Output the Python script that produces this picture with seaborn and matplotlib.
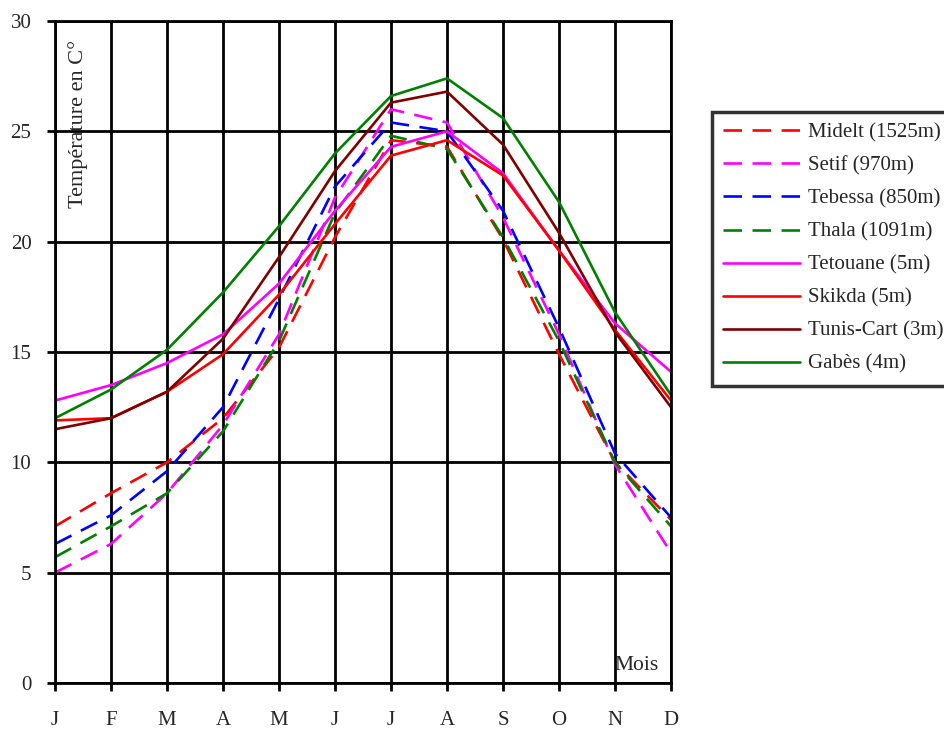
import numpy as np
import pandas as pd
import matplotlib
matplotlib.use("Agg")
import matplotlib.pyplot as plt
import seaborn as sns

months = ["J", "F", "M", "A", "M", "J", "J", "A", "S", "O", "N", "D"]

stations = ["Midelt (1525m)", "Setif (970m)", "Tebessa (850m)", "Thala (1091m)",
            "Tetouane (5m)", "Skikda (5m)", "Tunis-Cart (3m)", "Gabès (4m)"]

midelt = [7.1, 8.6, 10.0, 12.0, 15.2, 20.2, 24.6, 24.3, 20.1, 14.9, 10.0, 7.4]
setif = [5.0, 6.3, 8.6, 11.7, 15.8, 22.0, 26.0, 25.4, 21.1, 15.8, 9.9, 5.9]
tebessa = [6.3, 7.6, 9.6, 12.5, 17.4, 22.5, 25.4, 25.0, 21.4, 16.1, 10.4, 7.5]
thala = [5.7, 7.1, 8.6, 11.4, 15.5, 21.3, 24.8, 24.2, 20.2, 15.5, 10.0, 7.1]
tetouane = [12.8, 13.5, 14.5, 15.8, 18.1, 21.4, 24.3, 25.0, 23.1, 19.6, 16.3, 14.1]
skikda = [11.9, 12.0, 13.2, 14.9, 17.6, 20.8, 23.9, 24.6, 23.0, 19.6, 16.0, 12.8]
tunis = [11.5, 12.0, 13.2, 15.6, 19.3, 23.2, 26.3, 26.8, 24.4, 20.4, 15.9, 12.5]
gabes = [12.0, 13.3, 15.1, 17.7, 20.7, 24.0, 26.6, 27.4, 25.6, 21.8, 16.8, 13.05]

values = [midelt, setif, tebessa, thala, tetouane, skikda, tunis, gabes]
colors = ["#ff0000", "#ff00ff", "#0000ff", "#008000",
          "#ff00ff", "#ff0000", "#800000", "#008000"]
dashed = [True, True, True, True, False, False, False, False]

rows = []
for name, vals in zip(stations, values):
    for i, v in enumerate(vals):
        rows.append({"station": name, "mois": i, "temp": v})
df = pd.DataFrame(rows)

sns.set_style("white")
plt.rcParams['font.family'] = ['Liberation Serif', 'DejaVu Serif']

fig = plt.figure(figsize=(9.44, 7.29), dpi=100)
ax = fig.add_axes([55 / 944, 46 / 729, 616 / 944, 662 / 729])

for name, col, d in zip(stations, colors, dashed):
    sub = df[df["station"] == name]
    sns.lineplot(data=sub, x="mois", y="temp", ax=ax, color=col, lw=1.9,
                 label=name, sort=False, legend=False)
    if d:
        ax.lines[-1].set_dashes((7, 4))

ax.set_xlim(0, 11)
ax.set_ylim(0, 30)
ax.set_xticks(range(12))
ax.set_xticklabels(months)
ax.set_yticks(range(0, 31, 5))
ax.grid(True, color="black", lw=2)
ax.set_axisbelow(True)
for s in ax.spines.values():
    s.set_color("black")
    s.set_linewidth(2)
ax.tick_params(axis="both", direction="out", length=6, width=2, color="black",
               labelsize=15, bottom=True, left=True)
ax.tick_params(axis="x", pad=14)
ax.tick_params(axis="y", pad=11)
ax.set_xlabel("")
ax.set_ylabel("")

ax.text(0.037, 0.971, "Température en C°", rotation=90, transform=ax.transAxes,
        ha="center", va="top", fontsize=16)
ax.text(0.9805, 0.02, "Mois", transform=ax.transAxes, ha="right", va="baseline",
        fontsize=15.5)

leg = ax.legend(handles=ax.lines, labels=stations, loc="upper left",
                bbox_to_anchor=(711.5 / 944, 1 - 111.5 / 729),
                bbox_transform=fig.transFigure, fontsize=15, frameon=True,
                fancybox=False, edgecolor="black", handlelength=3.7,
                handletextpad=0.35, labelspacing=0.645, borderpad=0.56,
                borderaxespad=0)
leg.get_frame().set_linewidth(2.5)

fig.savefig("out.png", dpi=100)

[Exercise directions]: Repeat the material above verbatim, with no pictures in the output.

[Output]:
Output the Python script that produces this picture with seaborn and matplotlib.
import numpy as np
import pandas as pd
import matplotlib
matplotlib.use("Agg")
import matplotlib.pyplot as plt
import seaborn as sns

months = ["J", "F", "M", "A", "M", "J", "J", "A", "S", "O", "N", "D"]

stations = ["Midelt (1525m)", "Setif (970m)", "Tebessa (850m)", "Thala (1091m)",
            "Tetouane (5m)", "Skikda (5m)", "Tunis-Cart (3m)", "Gabès (4m)"]

midelt = [7.1, 8.6, 10.0, 12.0, 15.2, 20.2, 24.6, 24.3, 20.1, 14.9, 10.0, 7.4]
setif = [5.0, 6.3, 8.6, 11.7, 15.8, 22.0, 26.0, 25.4, 21.1, 15.8, 9.9, 5.9]
tebessa = [6.3, 7.6, 9.6, 12.5, 17.4, 22.5, 25.4, 25.0, 21.4, 16.1, 10.4, 7.5]
thala = [5.7, 7.1, 8.6, 11.4, 15.5, 21.3, 24.8, 24.2, 20.2, 15.5, 10.0, 7.1]
tetouane = [12.8, 13.5, 14.5, 15.8, 18.1, 21.4, 24.3, 25.0, 23.1, 19.6, 16.3, 14.1]
skikda = [11.9, 12.0, 13.2, 14.9, 17.6, 20.8, 23.9, 24.6, 23.0, 19.6, 16.0, 12.8]
tunis = [11.5, 12.0, 13.2, 15.6, 19.3, 23.2, 26.3, 26.8, 24.4, 20.4, 15.9, 12.5]
gabes = [12.0, 13.3, 15.1, 17.7, 20.7, 24.0, 26.6, 27.4, 25.6, 21.8, 16.8, 13.05]

values = [midelt, setif, tebessa, thala, tetouane, skikda, tunis, gabes]
colors = ["#ff0000", "#ff00ff", "#0000ff", "#008000",
          "#ff00ff", "#ff0000", "#800000", "#008000"]
dashed = [True, True, True, True, False, False, False, False]

rows = []
for name, vals in zip(stations, values):
    for i, v in enumerate(vals):
        rows.append({"station": name, "mois": i, "temp": v})
df = pd.DataFrame(rows)

sns.set_style("white")
plt.rcParams['font.family'] = ['Liberation Serif', 'DejaVu Serif']

fig = plt.figure(figsize=(9.44, 7.29), dpi=100)
ax = fig.add_axes([55 / 944, 46 / 729, 616 / 944, 662 / 729])

for name, col, d in zip(stations, colors, dashed):
    sub = df[df["station"] == name]
    sns.lineplot(data=sub, x="mois", y="temp", ax=ax, color=col, lw=1.9,
                 label=name, sort=False, legend=False)
    if d:
        ax.lines[-1].set_dashes((7, 4))

ax.set_xlim(0, 11)
ax.set_ylim(0, 30)
ax.set_xticks(range(12))
ax.set_xticklabels(months)
ax.set_yticks(range(0, 31, 5))
ax.grid(True, color="black", lw=2)
ax.set_axisbelow(True)
for s in ax.spines.values():
    s.set_color("black")
    s.set_linewidth(2)
ax.tick_params(axis="both", direction="out", length=6, width=2, color="black",
               labelsize=15, bottom=True, left=True)
ax.tick_params(axis="x", pad=14)
ax.tick_params(axis="y", pad=11)
ax.set_xlabel("")
ax.set_ylabel("")

ax.text(0.037, 0.971, "Température en C°", rotation=90, transform=ax.transAxes,
        ha="center", va="top", fontsize=16)
ax.text(0.9805, 0.02, "Mois", transform=ax.transAxes, ha="right", va="baseline",
        fontsize=15.5)

leg = ax.legend(handles=ax.lines, labels=stations, loc="upper left",
                bbox_to_anchor=(711.5 / 944, 1 - 111.5 / 729),
                bbox_transform=fig.transFigure, fontsize=15, frameon=True,
                fancybox=False, edgecolor="black", handlelength=3.7,
                handletextpad=0.35, labelspacing=0.645, borderpad=0.56,
                borderaxespad=0)
leg.get_frame().set_linewidth(2.5)

fig.savefig("out.png", dpi=100)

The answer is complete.